Whilst there are a multitude of endemic birds, plants and insects on Lord Howe, there is only one native mammal remaining on the island: the large forest bat. Also a result from the introduction of the ship rats, the endemic Lord Howe long-eared bat is now presumed extinct and is known only from a skull having not been sighted in some time.

Lord Howe has a recorded 241 species of indigenous plants of which 44% are endemic to the island, including the famous Kentia palm. The island was a provisioning port for the whaling industry in the 1800s, before the Kentia palm caught worldwide attention as a popular decorative plant and became a major export. The Lord Howe Kentia palm is ideal for indoor conditions and extremely popular with hotels and motels around the world. Visitors to Lord Howe can purchase Kentia palm seedlings from the airport on departure, a living memory of time spent in paradise!

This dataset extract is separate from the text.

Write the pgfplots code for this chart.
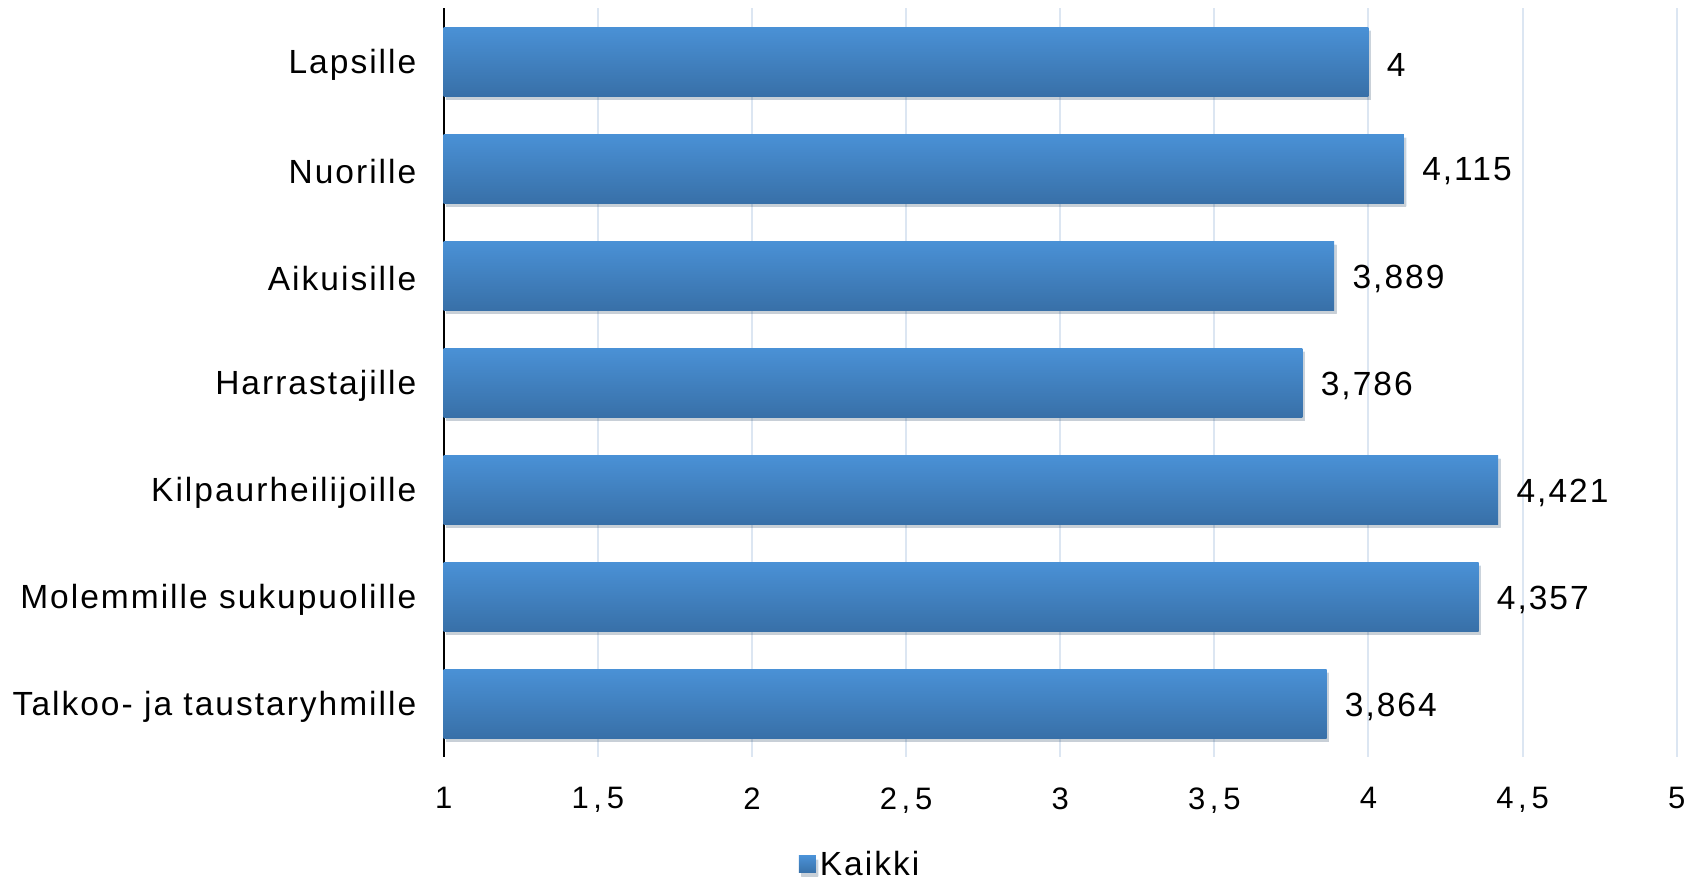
\documentclass[border=0pt]{standalone}
\usepackage{fontspec}
\setmainfont{Liberation Sans}[LetterSpace=6]
\usepackage{pgfplots}
\pgfplotsset{compat=1.18}
\definecolor{bartop}{HTML}{4A91D6}
\definecolor{barbot}{HTML}{3870A8}
\definecolor{gridc}{HTML}{DCE6F2}
\begin{document}
\begin{tikzpicture}
\begin{axis}[
  at={(221.85bp,-4bp)}, anchor=north west,
  scale only axis, width=616.5bp, height=374.5bp,
  xmin=1, xmax=5, ymin=-0.5, ymax=6.5, y dir=reverse,
  clip=false, no markers,
  separate axis lines,
  axis x line*=bottom, axis y line*=left,
  x axis line style={draw=none},
  y axis line style={black, line width=0.9bp, -},
  xmajorgrids, grid style={gridc, line width=1bp},
  major tick length=0,
  xtick={1,1.5,2,2.5,3,3.5,4,4.5,5},
  xticklabels={1,{1,5},2,{2,5},3,{3,5},4,{4,5},5},
  ytick={0,1,2,3,4,5,6},
  yticklabels={Lapsille,Nuorille,Aikuisille,Harrastajille,Kilpaurheilijoille,Molemmille sukupuolille,Talkoo- ja taustaryhmille},
  xticklabel style={font=\fontsize{15.5bp}{18bp}\selectfont\addfontfeatures{LetterSpace=15}, anchor=north, inner sep=0pt, yshift=-15bp},
  yticklabel style={font=\fontsize{16.75bp}{20bp}\selectfont, anchor=east, inner sep=0pt, xshift=-13.5bp, yshift=-1.5bp},
  legend style={at={(0.3385,-0.1435)}, anchor=center, draw=none, fill=none,
    font=\fontsize{16.75bp}{20bp}\selectfont, inner sep=0pt,
    legend cell align=left},
  legend image code/.code={\fill[top color=bartop, bottom color=barbot] (0bp,-4.25bp) rectangle (8.5bp,4.25bp);},
  every axis plot/.append style={xbar, bar width=34.5bp, bar shift=0pt, draw=none, mark=none,
    top color=bartop, bottom color=barbot,
    preaction={fill=black, opacity=0.13, transform canvas={xshift=1.2bp, yshift=-1.8bp}},
    nodes near coords, point meta=explicit symbolic,
    nodes near coords style={anchor=west, inner sep=0pt, xshift=9bp, yshift=-1.5bp, text=black, font=\fontsize{16.75bp}{20bp}\selectfont}},
]
\begin{scope}
\clip (axis cs:1,-0.5) rectangle (axis cs:5.5,6.5);
\addplot coordinates {(4,0) [4]};
\addplot coordinates {(4.115,1) [4,115]};
\addplot coordinates {(3.889,2) [3,889]};
\addplot coordinates {(3.786,3) [3,786]};
\addplot coordinates {(4.421,4) [4,421]};
\addplot coordinates {(4.357,5) [4,357]};
\addplot coordinates {(3.864,6) [3,864]};
\end{scope}
\addlegendentry{Kaikki}
\end{axis}
\pgfresetboundingbox
\path[use as bounding box] (0,0) rectangle (852.5bp,-440bp);
\end{tikzpicture}
\end{document}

Only 400 visitors are allowed on Lord Howe at any one time, with a resident population of 382 people recorded in the 2016 census. Just about everything is within walking or cycling distance, so it’s uncommon to see cars. Lord Howe is only 11km long and between 0.3 and 2km wide, so it’s possible to cycle end to end in as little as 25 minutes. With a 25kmh speed limit, everyone always waves ‘hello’ as they pass!

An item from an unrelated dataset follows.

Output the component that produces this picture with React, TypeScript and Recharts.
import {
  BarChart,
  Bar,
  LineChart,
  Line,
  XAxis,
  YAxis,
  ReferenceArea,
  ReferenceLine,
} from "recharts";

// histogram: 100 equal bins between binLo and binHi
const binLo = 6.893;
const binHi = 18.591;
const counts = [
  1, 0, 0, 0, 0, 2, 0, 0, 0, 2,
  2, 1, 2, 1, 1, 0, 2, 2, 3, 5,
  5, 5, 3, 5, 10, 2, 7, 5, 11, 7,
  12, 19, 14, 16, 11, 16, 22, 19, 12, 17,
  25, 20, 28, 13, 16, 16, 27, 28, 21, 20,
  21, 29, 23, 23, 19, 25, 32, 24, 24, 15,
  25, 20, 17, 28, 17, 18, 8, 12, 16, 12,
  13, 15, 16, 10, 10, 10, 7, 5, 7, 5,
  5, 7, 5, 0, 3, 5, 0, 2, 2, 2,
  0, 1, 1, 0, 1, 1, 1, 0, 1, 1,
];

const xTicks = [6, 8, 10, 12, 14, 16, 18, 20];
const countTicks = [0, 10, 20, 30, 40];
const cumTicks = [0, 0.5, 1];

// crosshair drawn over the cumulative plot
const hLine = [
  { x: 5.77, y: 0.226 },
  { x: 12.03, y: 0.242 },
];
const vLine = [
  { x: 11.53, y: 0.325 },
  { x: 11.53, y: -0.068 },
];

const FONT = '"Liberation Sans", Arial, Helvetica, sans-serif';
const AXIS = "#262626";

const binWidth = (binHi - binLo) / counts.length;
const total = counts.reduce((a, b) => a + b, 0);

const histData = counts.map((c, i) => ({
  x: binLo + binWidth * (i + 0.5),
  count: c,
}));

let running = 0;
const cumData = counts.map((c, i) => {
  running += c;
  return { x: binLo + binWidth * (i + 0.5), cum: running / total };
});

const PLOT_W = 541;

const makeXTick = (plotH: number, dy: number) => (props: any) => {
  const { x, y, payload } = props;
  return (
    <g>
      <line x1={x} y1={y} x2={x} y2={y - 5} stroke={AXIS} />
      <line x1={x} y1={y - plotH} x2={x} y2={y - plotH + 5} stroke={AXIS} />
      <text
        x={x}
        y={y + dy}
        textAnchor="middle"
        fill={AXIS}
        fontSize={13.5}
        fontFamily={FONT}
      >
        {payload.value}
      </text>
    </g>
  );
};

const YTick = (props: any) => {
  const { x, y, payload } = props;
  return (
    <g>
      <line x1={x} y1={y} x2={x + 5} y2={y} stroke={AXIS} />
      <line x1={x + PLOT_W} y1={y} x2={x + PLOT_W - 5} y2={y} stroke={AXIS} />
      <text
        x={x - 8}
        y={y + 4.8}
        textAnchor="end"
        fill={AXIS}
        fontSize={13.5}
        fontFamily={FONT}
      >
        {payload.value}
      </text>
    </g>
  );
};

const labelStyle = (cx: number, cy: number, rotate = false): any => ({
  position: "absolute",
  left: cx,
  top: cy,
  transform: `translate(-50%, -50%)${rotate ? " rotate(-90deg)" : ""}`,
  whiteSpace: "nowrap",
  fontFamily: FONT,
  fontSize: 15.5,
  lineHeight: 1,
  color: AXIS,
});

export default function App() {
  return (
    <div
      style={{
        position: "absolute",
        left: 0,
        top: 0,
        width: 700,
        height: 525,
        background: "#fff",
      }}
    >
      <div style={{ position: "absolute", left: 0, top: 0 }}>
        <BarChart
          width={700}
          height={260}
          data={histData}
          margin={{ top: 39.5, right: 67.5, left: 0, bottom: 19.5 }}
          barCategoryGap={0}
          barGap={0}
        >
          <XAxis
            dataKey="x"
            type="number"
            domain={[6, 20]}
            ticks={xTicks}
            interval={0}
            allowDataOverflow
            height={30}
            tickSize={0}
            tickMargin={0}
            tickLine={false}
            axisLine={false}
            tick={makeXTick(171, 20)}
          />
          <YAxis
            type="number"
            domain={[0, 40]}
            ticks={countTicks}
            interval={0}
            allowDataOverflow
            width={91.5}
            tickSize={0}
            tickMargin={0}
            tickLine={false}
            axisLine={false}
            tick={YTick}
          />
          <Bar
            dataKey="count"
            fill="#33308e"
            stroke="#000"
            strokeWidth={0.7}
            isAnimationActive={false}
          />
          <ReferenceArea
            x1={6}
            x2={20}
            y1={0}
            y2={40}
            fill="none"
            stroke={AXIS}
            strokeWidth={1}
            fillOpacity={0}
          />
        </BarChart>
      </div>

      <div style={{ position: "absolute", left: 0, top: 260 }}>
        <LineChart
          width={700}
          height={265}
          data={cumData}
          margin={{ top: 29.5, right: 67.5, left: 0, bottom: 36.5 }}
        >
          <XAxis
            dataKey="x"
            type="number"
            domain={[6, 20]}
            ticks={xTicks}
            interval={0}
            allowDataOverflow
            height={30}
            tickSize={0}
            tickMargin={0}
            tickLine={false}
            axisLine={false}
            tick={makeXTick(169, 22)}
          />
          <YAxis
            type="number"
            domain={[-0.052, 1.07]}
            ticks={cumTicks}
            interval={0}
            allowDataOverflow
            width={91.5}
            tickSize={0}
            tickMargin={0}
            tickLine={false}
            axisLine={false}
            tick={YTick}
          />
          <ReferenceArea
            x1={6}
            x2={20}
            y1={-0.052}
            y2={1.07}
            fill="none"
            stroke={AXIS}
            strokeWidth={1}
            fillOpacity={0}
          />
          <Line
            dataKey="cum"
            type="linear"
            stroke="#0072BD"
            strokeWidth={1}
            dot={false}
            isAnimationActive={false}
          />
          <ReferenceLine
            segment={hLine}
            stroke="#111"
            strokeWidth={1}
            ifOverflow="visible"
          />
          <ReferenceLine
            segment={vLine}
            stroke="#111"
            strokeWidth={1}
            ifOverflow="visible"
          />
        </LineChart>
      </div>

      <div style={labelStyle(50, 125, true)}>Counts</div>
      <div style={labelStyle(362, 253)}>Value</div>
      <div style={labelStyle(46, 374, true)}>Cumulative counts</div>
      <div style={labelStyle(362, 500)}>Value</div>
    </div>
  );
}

Ned’s Beach is located oceanside on the island’s north-east and is considered the most popular swimming spot on Lord Howe. Best known for its tame fish, visitors can wade into the shallows to hand feed the mullet, garfish, silver-drummer, spangled-emperor and the royalty of Lord Howe fish: metre-long yellowtail kingfish. It’s also an ideal spot for picnicking and snorkeling, with rich pastures and beautiful coral reefs. Masks, fins and bodyboards are available at the beach with a dollar contribution to the ‘honesty box’, a testament to times past

The 2016 film The Shallows starring Hollywood A-lister Blake Lively was filmed at Ned’s Beach. Whilst most of what you see in the movie is fabricated – the rock Lively takes shelter on, the mechanical Great White shark, the underwater scenes from a studio tank – the elements of the movie they didn’t have to edit was the pristine, secluded beach and untouched, wild surrounds of Lord Howe. Whilst Great Whites aren’t commonly found around Lord Howe, the small Galapagos shark is frequently spotted swimming off the coral shelf. But not to fear, Galapagos sharks are considered harmless to humans and primarily feed on fish and octopus!